As the day comes to an end, Ana reluctantly admits that she is relieved to take the Maya off her wrist. We both conclude that, at least for a slender wrist like hers, a leather strap would work much better to counter the bulk of the case. To be fair, though, she isn’t used to wearing a watch at all, so there’s that. We both love the rose gold palette of the watch. The iridescent finish is intriguing, though we wonder if a lighter shade in the dial would be easier to pair with any clothing style.
Lady K Jade Specs:
- Case diameter: 34 mm
- Case material: Stainless steel with diamonds on the bezel
- Lug to lug: 41 mm
- Thickness: 10 mm
- Lug width: 16 mm
- Crystal: sapphire
- Movement: Modified Calibre 11 1/2’’’ BE-92AV
- Water resistance: 100 m
The next morning, Ana tries on the Lady K Jade. Since we opened the box, we’ve been transfixed by the green shade of the dial, and now that it’s on her wrist, we think it looks even better. This is much more my wife’s style and it shows. Her left arm moves more freely, and she doesn’t have to worry about banging the watch everywhere. One thing is abundantly clear from the start, though: she isn’t crazy about the diamonds on the bezel.
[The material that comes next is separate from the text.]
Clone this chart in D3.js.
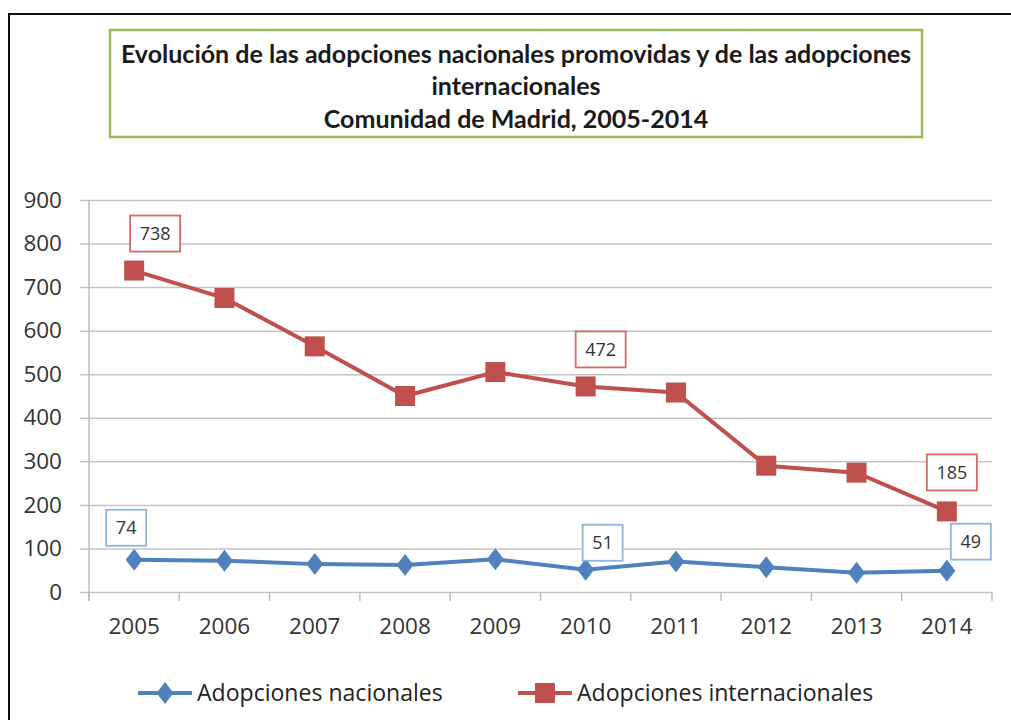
<!DOCTYPE html>
<html>
<head>
<meta charset="utf-8">
<script src="https://cdn.jsdelivr.net/npm/d3@7"></script>
<style>
  body { margin: 0; background: #fff; }
  svg { display: block; font-family: "Open Sans", sans-serif; }
</style>
</head>
<body>
<div id="chart"></div>
<script>
// data
var years = ["2005", "2006", "2007", "2008", "2009", "2010", "2011", "2012", "2013", "2014"];
var nacionales = [74, 72, 64, 62, 75, 51, 70, 57, 44, 49];
var internacionales = [738, 675, 564, 450, 505, 472, 458, 290, 274, 185];
var yTicks = [0, 100, 200, 300, 400, 500, 600, 700, 800, 900];
var titleLines = [
    "Evolución de las adopciones nacionales promovidas y de las adopciones",
    "internacionales",
    "Comunidad de Madrid, 2005-2014"
];
var seriesNames = ["Adopciones nacionales", "Adopciones internacionales"];

// which points get a boxed label, and where the box sits relative to the point
var labelNac = [{ i: 0, dx: -8, dy: -32 }, { i: 5, dx: 17, dy: -27 }, { i: 9, dx: 24, dy: -29 }];
var labelInt = [{ i: 0, dx: 21, dy: -37 }, { i: 5, dx: 15, dy: -37 }, { i: 9, dx: 5, dy: -39 }];

var width = 1011, height = 720;
var blue = "#4f81bd", red = "#c0504d";

var svg = d3.select("#chart").append("svg")
    .attr("width", width)
    .attr("height", height);

//outer frame (runs off the right and bottom edge)
svg.append("rect")
    .attr("x", 9).attr("y", 14)
    .attr("width", 1020).attr("height", 730)
    .attr("fill", "none")
    .attr("stroke", "#111")
    .attr("stroke-width", 2);

//title box
svg.append("rect")
    .attr("x", 110).attr("y", 30)
    .attr("width", 812).attr("height", 107)
    .attr("fill", "#fff")
    .attr("stroke", "#9bbb59")
    .attr("stroke-width", 2.5);

var title = svg.append("g").selectAll("text")
    .data(titleLines)
    .enter()
    .append("text")
    .attr("x", 516)
    .attr("y", (d, i) => [63, 95, 128][i])
    .attr("text-anchor", "middle")
    .attr("font-weight", "bold")
    .attr("fill", "#1a1a1a")
    .style("font-family", "Lato")
    .style("font-size", "20px")
    .text(d => d);

//shrink / grow title so the first line is as wide as in the picture
var firstLen = title.nodes()[0].getComputedTextLength();
title.style("font-size", (20 * 791 / firstLen) + "px");

//scales
var x = d3.scaleBand().domain(years).range([89, 992]);
var y = d3.scaleLinear().domain([0, 900]).range([592, 200]);
var cx = d => x(d) + x.bandwidth() / 2;

//grid + y labels
var yAxis = svg.append("g")
    .attr("transform", "translate(80,0)")
    .call(d3.axisLeft(y).tickValues(yTicks).tickSize(-(992 - 80)).tickPadding(18));
yAxis.select(".domain").remove();
yAxis.selectAll("line").attr("stroke", "#c4c4c4").attr("stroke-width", 1.5);
yAxis.selectAll("text")
    .attr("fill", "#333")
    .style("font-size", "22.5px")
    .style("font-family", "Open Sans");

//vertical axis line
svg.append("line")
    .attr("x1", 89).attr("x2", 89)
    .attr("y1", y(900)).attr("y2", 601)
    .attr("stroke", "#bdbdbd").attr("stroke-width", 1.5);

//x axis labels
var xAxis = svg.append("g")
    .attr("transform", "translate(0," + y(0) + ")")
    .call(d3.axisBottom(x).tickSize(0).tickPadding(26));
xAxis.select(".domain").remove();
xAxis.selectAll("text")
    .attr("fill", "#333")
    .style("font-size", "22.5px")
    .style("font-family", "Open Sans");

//category boundary ticks
var bounds = years.map(d => x(d)).concat([x.range()[1]]);
svg.append("g").selectAll("line")
    .data(bounds)
    .enter()
    .append("line")
    .attr("x1", d => d).attr("x2", d => d)
    .attr("y1", y(0)).attr("y2", y(0) + 9)
    .attr("stroke", "#bdbdbd").attr("stroke-width", 1.5);

var line = d3.line()
    .x((d, i) => cx(years[i]))
    .y(d => y(d));

function diamond(w, h) {
    return "M0," + (-h / 2) + "L" + (w / 2) + ",0L0," + (h / 2) + "L" + (-w / 2) + ",0Z";
}

//national series
svg.append("path")
    .datum(nacionales)
    .attr("d", line)
    .attr("fill", "none")
    .attr("stroke", blue)
    .attr("stroke-width", 4);

svg.append("g").selectAll("path")
    .data(nacionales)
    .enter()
    .append("path")
    .attr("d", diamond(17, 22))
    .attr("transform", (d, i) => "translate(" + cx(years[i]) + "," + y(d) + ")")
    .attr("fill", blue);

//international series
svg.append("path")
    .datum(internacionales)
    .attr("d", line)
    .attr("fill", "none")
    .attr("stroke", red)
    .attr("stroke-width", 4);

svg.append("g").selectAll("rect")
    .data(internacionales)
    .enter()
    .append("rect")
    .attr("x", (d, i) => cx(years[i]) - 10)
    .attr("y", d => y(d) - 10)
    .attr("width", 20).attr("height", 20)
    .attr("fill", red);

//boxed data labels
function addLabels(list, values, boxColor, w) {
    var g = svg.append("g").selectAll("g")
        .data(list)
        .enter()
        .append("g")
        .attr("transform", d => "translate(" + (cx(years[d.i]) + d.dx) + "," + (y(values[d.i]) + d.dy) + ")");
    g.append("rect")
        .attr("x", -w / 2).attr("y", -18)
        .attr("width", w).attr("height", 36)
        .attr("fill", "#fff")
        .attr("stroke", boxColor)
        .attr("stroke-width", 1.8);
    g.append("text")
        .attr("text-anchor", "middle")
        .attr("dy", "0.35em")
        .attr("fill", "#333")
        .style("font-size", "18px")
        .text(d => values[d.i]);
}
addLabels(labelInt, internacionales, "#d46a67", 50);
addLabels(labelNac, nacionales, "#8fb4e0", 40);

//legend
var legend = svg.append("g");
var legX = [138, 518];
legend.selectAll("line")
    .data(seriesNames)
    .enter()
    .append("line")
    .attr("x1", (d, i) => legX[i]).attr("x2", (d, i) => legX[i] + 54)
    .attr("y1", 693).attr("y2", 693)
    .attr("stroke", (d, i) => i ? red : blue)
    .attr("stroke-width", 4);
legend.append("path")
    .attr("d", diamond(17, 22))
    .attr("transform", "translate(" + (legX[0] + 27) + ",693)")
    .attr("fill", blue);
legend.append("rect")
    .attr("x", legX[1] + 17).attr("y", 683)
    .attr("width", 20).attr("height", 20)
    .attr("fill", red);
var legText = legend.selectAll("text")
    .data(seriesNames)
    .enter()
    .append("text")
    .attr("x", (d, i) => legX[i] + 59)
    .attr("y", 701)
    .attr("fill", "#222")
    .style("font-size", "22px")
    .text(d => d);
var legLen = legText.nodes()[0].getComputedTextLength();
legText.style("font-size", (22 * 246 / legLen) + "px");
</script>
</body>
</html>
In fact, she doubles down on the topic we discussed the day before, and makes me wonder if the size alone should indicate that this is a ladies’ watch, no flashy jewelry required. Be that as it may, we strongly commend Bremont’s ethics, since these are conflict-free diamonds.
The dial displays its beautiful shade of green on a sunburst matte finish, which wonderfully harmonizes with the diamonds. The leaf-shaped hands are extremely in good taste, and the slim seconds hand smoothly traverses the dial at a 4Hz frequency. This being a tool watch first and foremost, there’s a date window, which at 6 o’clock does not detract from the symmetry of the dial.
As with the Maya before, we again struggle to reconcile our views on form vs function. The Trip-Tick case design features a dark finish on the barrel of the Lady K, which I’m not sure matches the elegance of the dial and bezel. It’s almost as if a tough small watch was envisioned first, and then a very handsome, delicate face was splattered on top. To be fair, I think this is a problem that arises in photoshoots exclusively, as the sides of the watch are not prominently on display in everyday wear. Also, this case design ensures that the innards of the watch are protected at all times, as expected from a proper tool watch.
The bracelet is supple and features an elegant taper. This particular watch is also offered with a matching calf leather, which greatly enhances the visual impact of the dial. I think both options work perfectly well.
The open case back features the BE-92AV movement. This marvelous little caliber boasts a 42-hour power reserve and is beautifully decorated. It is always a treat to see a movement peering through an exhibition case back, more so in a tool watch.
As the day comes to a close, I take both watches to their scheduled photoshoot and hope that Ana isn’t getting any ideas.
We have enjoyed our time with both watches, and to be honest, it’s been a blast having the intended demographic try the watches for a considerable period. The perennial question remains, though: are things supposed to be gendered? Is it possible to create smaller ladies’ watches that are exactly equal as their male counterparts? I think it ultimately depends on each person’s beliefs. For now, I’m really glad there are options out there that don’t skimp on build quality and versatility. Let’s see where the market takes us next.